- Data excerpt -
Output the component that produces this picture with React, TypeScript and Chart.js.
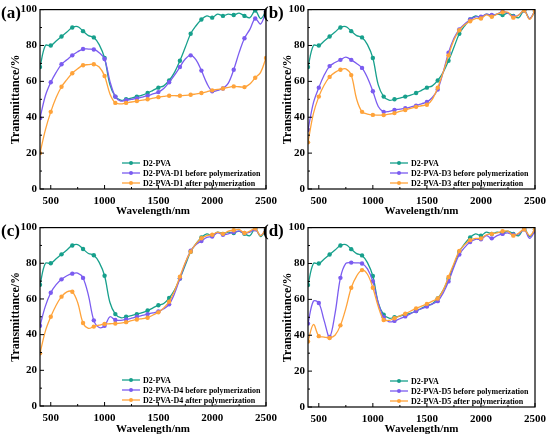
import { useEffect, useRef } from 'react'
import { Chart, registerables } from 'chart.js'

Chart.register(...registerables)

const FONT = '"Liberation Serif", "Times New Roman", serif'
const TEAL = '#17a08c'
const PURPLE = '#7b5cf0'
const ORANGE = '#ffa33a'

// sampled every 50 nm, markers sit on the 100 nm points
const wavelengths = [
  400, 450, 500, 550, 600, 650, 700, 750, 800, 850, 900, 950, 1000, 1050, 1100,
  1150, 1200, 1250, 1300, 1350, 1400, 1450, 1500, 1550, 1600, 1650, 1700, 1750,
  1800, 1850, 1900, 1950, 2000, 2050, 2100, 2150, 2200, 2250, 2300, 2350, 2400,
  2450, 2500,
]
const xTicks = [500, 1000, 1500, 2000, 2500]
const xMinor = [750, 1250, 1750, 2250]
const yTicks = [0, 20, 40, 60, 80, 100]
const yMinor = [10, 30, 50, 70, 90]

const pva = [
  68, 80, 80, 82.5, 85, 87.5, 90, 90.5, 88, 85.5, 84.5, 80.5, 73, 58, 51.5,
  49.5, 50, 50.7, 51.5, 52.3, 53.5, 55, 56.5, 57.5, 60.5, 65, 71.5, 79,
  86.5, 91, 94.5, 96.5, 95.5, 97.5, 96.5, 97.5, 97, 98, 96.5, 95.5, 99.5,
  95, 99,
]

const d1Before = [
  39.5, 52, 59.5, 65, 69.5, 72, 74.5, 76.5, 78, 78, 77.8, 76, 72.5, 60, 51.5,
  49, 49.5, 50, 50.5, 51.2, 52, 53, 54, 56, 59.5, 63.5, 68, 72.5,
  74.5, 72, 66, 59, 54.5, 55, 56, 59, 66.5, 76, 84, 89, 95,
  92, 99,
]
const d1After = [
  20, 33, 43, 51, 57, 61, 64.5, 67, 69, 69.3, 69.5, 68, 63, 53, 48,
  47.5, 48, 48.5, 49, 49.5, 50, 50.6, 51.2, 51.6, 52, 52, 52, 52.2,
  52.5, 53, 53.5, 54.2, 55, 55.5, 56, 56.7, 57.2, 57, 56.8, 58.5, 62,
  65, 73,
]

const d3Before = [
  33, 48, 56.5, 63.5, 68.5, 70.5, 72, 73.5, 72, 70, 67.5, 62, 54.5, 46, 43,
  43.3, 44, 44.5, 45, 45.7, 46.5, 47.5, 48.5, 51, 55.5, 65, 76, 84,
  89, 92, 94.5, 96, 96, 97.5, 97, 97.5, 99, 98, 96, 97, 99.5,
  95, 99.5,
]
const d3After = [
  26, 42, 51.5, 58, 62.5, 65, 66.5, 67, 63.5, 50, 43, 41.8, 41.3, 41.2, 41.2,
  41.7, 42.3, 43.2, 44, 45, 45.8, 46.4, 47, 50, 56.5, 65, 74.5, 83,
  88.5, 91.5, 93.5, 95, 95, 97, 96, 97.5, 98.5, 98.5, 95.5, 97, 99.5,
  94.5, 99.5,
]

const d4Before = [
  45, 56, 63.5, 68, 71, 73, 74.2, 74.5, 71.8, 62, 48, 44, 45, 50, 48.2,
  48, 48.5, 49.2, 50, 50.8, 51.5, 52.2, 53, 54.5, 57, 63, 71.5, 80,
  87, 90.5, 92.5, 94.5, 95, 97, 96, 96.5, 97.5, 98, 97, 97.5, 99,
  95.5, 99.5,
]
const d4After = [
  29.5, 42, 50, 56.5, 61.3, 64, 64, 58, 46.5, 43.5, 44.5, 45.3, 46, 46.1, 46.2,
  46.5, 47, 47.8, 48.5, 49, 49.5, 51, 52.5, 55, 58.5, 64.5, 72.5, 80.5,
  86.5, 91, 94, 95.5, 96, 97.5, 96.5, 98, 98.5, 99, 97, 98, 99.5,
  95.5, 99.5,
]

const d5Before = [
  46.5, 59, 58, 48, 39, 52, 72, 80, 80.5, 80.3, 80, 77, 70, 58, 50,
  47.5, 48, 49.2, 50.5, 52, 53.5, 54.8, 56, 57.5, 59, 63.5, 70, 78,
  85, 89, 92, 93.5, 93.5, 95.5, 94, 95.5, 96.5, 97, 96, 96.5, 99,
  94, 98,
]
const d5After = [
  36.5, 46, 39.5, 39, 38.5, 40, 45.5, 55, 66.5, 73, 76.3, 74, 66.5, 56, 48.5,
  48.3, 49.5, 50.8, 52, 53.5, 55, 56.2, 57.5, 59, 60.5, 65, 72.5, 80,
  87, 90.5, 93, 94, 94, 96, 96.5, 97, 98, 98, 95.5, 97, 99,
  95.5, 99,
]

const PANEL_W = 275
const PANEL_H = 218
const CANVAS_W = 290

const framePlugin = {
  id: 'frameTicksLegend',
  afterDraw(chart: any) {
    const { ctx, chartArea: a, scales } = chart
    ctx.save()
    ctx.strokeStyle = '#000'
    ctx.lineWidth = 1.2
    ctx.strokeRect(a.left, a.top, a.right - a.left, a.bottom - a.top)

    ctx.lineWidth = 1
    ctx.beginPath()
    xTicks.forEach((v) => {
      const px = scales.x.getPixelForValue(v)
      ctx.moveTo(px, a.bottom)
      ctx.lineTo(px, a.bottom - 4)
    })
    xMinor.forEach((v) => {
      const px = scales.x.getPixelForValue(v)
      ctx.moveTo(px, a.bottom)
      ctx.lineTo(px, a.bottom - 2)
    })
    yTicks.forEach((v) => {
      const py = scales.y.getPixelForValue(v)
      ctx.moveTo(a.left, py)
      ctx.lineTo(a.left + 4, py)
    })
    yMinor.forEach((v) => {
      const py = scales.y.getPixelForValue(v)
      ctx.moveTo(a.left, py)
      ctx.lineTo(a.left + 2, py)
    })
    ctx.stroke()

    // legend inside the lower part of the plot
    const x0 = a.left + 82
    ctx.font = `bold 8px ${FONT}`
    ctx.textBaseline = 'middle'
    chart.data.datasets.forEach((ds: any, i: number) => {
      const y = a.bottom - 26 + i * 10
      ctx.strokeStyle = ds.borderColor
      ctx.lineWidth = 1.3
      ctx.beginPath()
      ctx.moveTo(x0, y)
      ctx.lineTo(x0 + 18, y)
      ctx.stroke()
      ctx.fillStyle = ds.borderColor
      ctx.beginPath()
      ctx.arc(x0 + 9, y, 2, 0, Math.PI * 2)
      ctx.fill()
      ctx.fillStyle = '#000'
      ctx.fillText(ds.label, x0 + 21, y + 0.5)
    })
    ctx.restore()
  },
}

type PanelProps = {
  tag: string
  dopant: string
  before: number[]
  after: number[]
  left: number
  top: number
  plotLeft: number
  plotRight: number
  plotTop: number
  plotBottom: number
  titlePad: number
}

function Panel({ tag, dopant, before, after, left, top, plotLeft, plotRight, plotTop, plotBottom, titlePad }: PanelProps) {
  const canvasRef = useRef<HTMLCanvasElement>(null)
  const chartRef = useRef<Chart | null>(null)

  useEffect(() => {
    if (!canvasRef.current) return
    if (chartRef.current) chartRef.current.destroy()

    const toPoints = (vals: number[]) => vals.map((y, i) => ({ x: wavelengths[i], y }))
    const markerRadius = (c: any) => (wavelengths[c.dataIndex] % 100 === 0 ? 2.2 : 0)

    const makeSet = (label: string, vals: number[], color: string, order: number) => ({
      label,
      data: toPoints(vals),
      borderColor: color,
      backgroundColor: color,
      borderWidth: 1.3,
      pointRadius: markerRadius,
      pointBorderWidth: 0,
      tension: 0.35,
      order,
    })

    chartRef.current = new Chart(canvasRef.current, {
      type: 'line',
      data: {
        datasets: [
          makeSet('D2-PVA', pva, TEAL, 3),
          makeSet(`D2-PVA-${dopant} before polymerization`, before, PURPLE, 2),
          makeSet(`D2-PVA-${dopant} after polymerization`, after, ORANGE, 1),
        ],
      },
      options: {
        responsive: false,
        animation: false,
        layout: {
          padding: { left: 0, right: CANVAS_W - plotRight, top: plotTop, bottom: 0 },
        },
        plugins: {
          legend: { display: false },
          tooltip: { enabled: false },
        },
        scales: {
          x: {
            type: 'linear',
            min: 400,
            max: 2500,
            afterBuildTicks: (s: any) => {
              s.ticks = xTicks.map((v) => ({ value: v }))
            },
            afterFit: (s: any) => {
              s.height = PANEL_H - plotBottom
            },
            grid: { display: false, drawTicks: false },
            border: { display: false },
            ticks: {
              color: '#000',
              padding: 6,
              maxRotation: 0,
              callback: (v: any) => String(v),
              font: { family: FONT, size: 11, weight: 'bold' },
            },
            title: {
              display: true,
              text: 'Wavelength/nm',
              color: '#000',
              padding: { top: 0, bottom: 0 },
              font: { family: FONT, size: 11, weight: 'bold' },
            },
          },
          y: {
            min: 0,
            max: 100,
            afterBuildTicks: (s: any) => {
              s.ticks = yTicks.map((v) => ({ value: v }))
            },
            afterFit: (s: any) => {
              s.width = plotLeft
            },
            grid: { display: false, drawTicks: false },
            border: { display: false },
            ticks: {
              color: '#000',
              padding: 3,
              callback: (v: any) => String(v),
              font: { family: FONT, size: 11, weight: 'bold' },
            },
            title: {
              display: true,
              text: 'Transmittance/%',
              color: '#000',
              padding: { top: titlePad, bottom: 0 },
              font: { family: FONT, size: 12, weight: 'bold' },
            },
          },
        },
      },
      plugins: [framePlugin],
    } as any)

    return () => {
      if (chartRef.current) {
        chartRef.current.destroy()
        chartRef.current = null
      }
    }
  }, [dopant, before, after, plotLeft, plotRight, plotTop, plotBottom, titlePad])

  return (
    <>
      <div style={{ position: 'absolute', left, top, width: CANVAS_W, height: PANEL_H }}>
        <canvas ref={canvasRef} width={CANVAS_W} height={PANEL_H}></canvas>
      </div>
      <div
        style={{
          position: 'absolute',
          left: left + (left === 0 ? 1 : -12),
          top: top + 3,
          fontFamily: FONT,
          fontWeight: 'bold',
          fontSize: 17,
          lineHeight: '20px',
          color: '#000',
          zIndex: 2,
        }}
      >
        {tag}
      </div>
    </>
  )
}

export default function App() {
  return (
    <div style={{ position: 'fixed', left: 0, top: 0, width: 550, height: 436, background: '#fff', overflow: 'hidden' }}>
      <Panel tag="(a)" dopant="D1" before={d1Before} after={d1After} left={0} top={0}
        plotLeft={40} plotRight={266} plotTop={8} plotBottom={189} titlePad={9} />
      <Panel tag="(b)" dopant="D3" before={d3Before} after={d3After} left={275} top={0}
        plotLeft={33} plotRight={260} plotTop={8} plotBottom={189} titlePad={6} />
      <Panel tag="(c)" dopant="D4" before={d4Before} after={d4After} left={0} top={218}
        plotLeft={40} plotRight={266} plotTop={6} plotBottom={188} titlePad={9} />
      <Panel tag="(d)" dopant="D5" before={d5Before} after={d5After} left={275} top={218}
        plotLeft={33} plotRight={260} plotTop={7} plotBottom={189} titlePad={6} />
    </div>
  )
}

- What needs to be done -
Write out each line of the listing above, exactly, from its first line to the line holding "const ORANGE = '#ffa33a'", inclusive. Skip the pictures.

- Solution below -
Output the component that produces this picture with React, TypeScript and Chart.js.
import { useEffect, useRef } from 'react'
import { Chart, registerables } from 'chart.js'

Chart.register(...registerables)

const FONT = '"Liberation Serif", "Times New Roman", serif'
const TEAL = '#17a08c'
const PURPLE = '#7b5cf0'
const ORANGE = '#ffa33a'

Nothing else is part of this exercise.